SHORT TASK: Transcribe all of the material below word for word and leave out its pictures.

DATA PROVIDED:
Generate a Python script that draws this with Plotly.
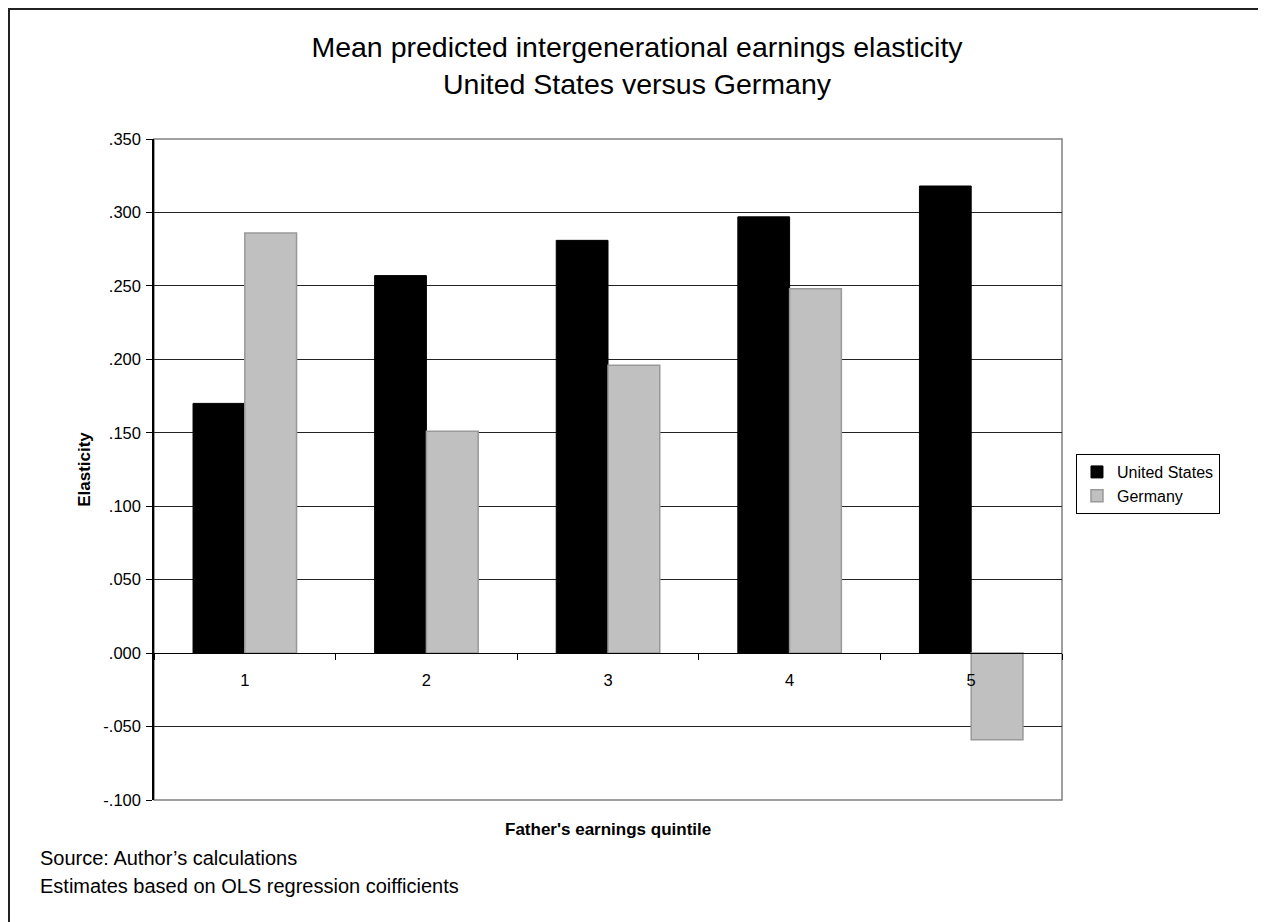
import plotly.graph_objects as go

categories = ["1", "2", "3", "4", "5"]
us_values = [0.170, 0.257, 0.281, 0.297, 0.318]
de_values = [0.286, 0.151, 0.196, 0.248, -0.059]
y_tickvals = [-0.100, -0.050, 0.000, 0.050, 0.100, 0.150, 0.200, 0.250, 0.300, 0.350]
y_ticktext = ["-.100", "-.050", ".000", ".050", ".100", ".150", ".200", ".250", ".300", ".350"]

FONT = "Arial, Liberation Sans, sans-serif"

fig = go.Figure()
fig.add_trace(go.Bar(x=categories, y=us_values, name="United States",
                     marker=dict(color="#000000", line=dict(color="#000000", width=1))))
fig.add_trace(go.Bar(x=categories, y=de_values, name="Germany",
                     marker=dict(color="#C0C0C0", line=dict(color="#999999", width=1.5))))

W, H = 1258, 914
fig.update_layout(
    width=W, height=H,
    paper_bgcolor="white", plot_bgcolor="white",
    margin=dict(l=146, r=204, t=131, b=122, autoexpand=False),
    barmode="group", bargap=0.43, bargroupgap=0,
    font=dict(family=FONT, size=16, color="black"),
    title=dict(text="Mean predicted intergenerational earnings elasticity<br>United States versus Germany",
               x=0.5, xref="container", xanchor="center",
               y=1 - 49 / H, yref="container", yanchor="middle",
               font=dict(family=FONT, size=28.5, color="black")),
    legend=dict(x=1.0154, y=0.5234, xanchor="left", yanchor="top",
                bordercolor="black", borderwidth=1, bgcolor="white",
                font=dict(family=FONT, size=16, color="black"),
                itemwidth=30, tracegroupgap=0),
    showlegend=True,
)

fig.update_yaxes(range=[-0.1, 0.35], tickvals=y_tickvals, ticktext=y_ticktext,
                 showgrid=True, gridcolor="#222222", gridwidth=1,
                 zeroline=True, zerolinecolor="#000000", zerolinewidth=1,
                 showline=True, linecolor="black", linewidth=1.5,
                 ticks="outside", ticklen=6, tickcolor="black",
                 ticklabelstandoff=2,
                 tickfont=dict(family=FONT, size=16.5),
                 title=dict(text="<b>Elasticity</b>", standoff=8,
                            font=dict(family=FONT, size=17)))

fig.update_xaxes(type="category", anchor="free", position=(0 - (-0.1)) / 0.45,
                 showline=True, linecolor="black", linewidth=1,
                 ticks="outside", tickson="boundaries", ticklen=6, tickcolor="black",
                 ticklabelstandoff=12,
                 tickfont=dict(family=FONT, size=16.5), showgrid=False)

fig.add_annotation(text="<b>Father's earnings quintile</b>", xref="paper", yref="paper",
                   x=0.5, y=(800 - 829) / 661, xanchor="center", yanchor="middle",
                   showarrow=False, font=dict(family=FONT, size=17))

fig.add_annotation(text="Source: Author\u2019s calculations", xref="paper", yref="paper",
                   x=(38 - 154) / 908, y=(800 - 858) / 661, xanchor="left", yanchor="middle",
                   showarrow=False, font=dict(family=FONT, size=20))
fig.add_annotation(text="Estimates based on OLS regression coifficients", xref="paper", yref="paper",
                   x=(38 - 154) / 908, y=(800 - 886) / 661, xanchor="left", yanchor="middle",
                   showarrow=False, font=dict(family=FONT, size=20))

# plot area border (gray) and outer frame
fig.add_shape(type="rect", xref="paper", yref="paper", x0=0, x1=1, y0=0, y1=1,
              line=dict(color="#808080", width=1.5), layer="below")
fig.add_shape(type="rect", xref="paper", yref="paper",
              x0=(9 - 154) / 908, x1=(1300 - 154) / 908,
              y0=(800 - 960) / 661, y1=(800 - 9) / 661,
              line=dict(color="#222222", width=2))

fig.write_html("out.html")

ANSWER FOR THIS EXERCISE:
Generate a Python script that draws this with Plotly.
import plotly.graph_objects as go

categories = ["1", "2", "3", "4", "5"]
us_values = [0.170, 0.257, 0.281, 0.297, 0.318]
de_values = [0.286, 0.151, 0.196, 0.248, -0.059]
y_tickvals = [-0.100, -0.050, 0.000, 0.050, 0.100, 0.150, 0.200, 0.250, 0.300, 0.350]
y_ticktext = ["-.100", "-.050", ".000", ".050", ".100", ".150", ".200", ".250", ".300", ".350"]

FONT = "Arial, Liberation Sans, sans-serif"

fig = go.Figure()
fig.add_trace(go.Bar(x=categories, y=us_values, name="United States",
                     marker=dict(color="#000000", line=dict(color="#000000", width=1))))
fig.add_trace(go.Bar(x=categories, y=de_values, name="Germany",
                     marker=dict(color="#C0C0C0", line=dict(color="#999999", width=1.5))))

W, H = 1258, 914
fig.update_layout(
    width=W, height=H,
    paper_bgcolor="white", plot_bgcolor="white",
    margin=dict(l=146, r=204, t=131, b=122, autoexpand=False),
    barmode="group", bargap=0.43, bargroupgap=0,
    font=dict(family=FONT, size=16, color="black"),
    title=dict(text="Mean predicted intergenerational earnings elasticity<br>United States versus Germany",
               x=0.5, xref="container", xanchor="center",
               y=1 - 49 / H, yref="container", yanchor="middle",
               font=dict(family=FONT, size=28.5, color="black")),
    legend=dict(x=1.0154, y=0.5234, xanchor="left", yanchor="top",
                bordercolor="black", borderwidth=1, bgcolor="white",
                font=dict(family=FONT, size=16, color="black"),
                itemwidth=30, tracegroupgap=0),
    showlegend=True,
)

fig.update_yaxes(range=[-0.1, 0.35], tickvals=y_tickvals, ticktext=y_ticktext,
                 showgrid=True, gridcolor="#222222", gridwidth=1,
                 zeroline=True, zerolinecolor="#000000", zerolinewidth=1,
                 showline=True, linecolor="black", linewidth=1.5,
                 ticks="outside", ticklen=6, tickcolor="black",
                 ticklabelstandoff=2,
                 tickfont=dict(family=FONT, size=16.5),
                 title=dict(text="<b>Elasticity</b>", standoff=8,
                            font=dict(family=FONT, size=17)))

fig.update_xaxes(type="category", anchor="free", position=(0 - (-0.1)) / 0.45,
                 showline=True, linecolor="black", linewidth=1,
                 ticks="outside", tickson="boundaries", ticklen=6, tickcolor="black",
                 ticklabelstandoff=12,
                 tickfont=dict(family=FONT, size=16.5), showgrid=False)

fig.add_annotation(text="<b>Father's earnings quintile</b>", xref="paper", yref="paper",
                   x=0.5, y=(800 - 829) / 661, xanchor="center", yanchor="middle",
                   showarrow=False, font=dict(family=FONT, size=17))

fig.add_annotation(text="Source: Author\u2019s calculations", xref="paper", yref="paper",
                   x=(38 - 154) / 908, y=(800 - 858) / 661, xanchor="left", yanchor="middle",
                   showarrow=False, font=dict(family=FONT, size=20))
fig.add_annotation(text="Estimates based on OLS regression coifficients", xref="paper", yref="paper",
                   x=(38 - 154) / 908, y=(800 - 886) / 661, xanchor="left", yanchor="middle",
                   showarrow=False, font=dict(family=FONT, size=20))

# plot area border (gray) and outer frame
fig.add_shape(type="rect", xref="paper", yref="paper", x0=0, x1=1, y0=0, y1=1,
              line=dict(color="#808080", width=1.5), layer="below")
fig.add_shape(type="rect", xref="paper", yref="paper",
              x0=(9 - 154) / 908, x1=(1300 - 154) / 908,
              y0=(800 - 960) / 661, y1=(800 - 9) / 661,
              line=dict(color="#222222", width=2))

fig.write_html("out.html")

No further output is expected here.